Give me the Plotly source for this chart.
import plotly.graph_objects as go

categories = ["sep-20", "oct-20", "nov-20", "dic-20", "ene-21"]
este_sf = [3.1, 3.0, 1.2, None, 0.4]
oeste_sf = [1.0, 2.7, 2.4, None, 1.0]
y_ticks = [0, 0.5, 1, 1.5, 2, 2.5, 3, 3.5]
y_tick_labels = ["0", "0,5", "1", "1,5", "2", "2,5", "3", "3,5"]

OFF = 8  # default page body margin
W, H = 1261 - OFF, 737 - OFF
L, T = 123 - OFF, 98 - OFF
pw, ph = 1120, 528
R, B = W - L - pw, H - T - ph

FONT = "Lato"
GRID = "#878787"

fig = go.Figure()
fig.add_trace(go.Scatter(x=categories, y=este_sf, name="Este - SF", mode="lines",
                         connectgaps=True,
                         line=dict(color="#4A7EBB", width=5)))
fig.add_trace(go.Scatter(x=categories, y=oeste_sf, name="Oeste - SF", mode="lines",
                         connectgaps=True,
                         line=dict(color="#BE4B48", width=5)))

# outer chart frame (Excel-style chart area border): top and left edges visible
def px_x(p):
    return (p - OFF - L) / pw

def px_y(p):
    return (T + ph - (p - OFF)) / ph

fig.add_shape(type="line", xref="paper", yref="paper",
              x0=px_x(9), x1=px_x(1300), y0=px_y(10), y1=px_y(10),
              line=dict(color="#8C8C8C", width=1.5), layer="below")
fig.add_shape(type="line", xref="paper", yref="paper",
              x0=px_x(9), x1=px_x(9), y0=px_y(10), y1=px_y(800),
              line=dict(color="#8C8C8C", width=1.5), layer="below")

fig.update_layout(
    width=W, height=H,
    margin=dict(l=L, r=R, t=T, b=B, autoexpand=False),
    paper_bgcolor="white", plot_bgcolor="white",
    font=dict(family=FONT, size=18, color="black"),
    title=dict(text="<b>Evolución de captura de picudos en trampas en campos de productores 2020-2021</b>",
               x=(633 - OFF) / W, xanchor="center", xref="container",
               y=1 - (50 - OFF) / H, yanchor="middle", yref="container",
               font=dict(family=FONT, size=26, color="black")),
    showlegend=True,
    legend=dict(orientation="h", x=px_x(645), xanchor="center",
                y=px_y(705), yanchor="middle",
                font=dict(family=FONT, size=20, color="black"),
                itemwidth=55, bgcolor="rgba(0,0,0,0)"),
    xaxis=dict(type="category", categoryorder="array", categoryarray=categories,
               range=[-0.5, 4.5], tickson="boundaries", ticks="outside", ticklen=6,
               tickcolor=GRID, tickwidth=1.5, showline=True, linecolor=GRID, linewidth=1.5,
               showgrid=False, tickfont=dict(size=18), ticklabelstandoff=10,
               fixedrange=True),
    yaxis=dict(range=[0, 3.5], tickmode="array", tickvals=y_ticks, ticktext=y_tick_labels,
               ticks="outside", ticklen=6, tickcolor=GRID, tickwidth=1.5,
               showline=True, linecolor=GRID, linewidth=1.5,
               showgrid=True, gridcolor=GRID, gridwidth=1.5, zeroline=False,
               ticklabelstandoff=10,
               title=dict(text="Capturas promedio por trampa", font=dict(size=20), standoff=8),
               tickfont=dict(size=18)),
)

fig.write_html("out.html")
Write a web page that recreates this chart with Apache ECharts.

——————

• **EXERCISE INSTRUCTIONS**
Tally up the lines in the preceding listing that contain the string "this". Respond with the number and nothing else.

• **SOLVED PROBLEM**
2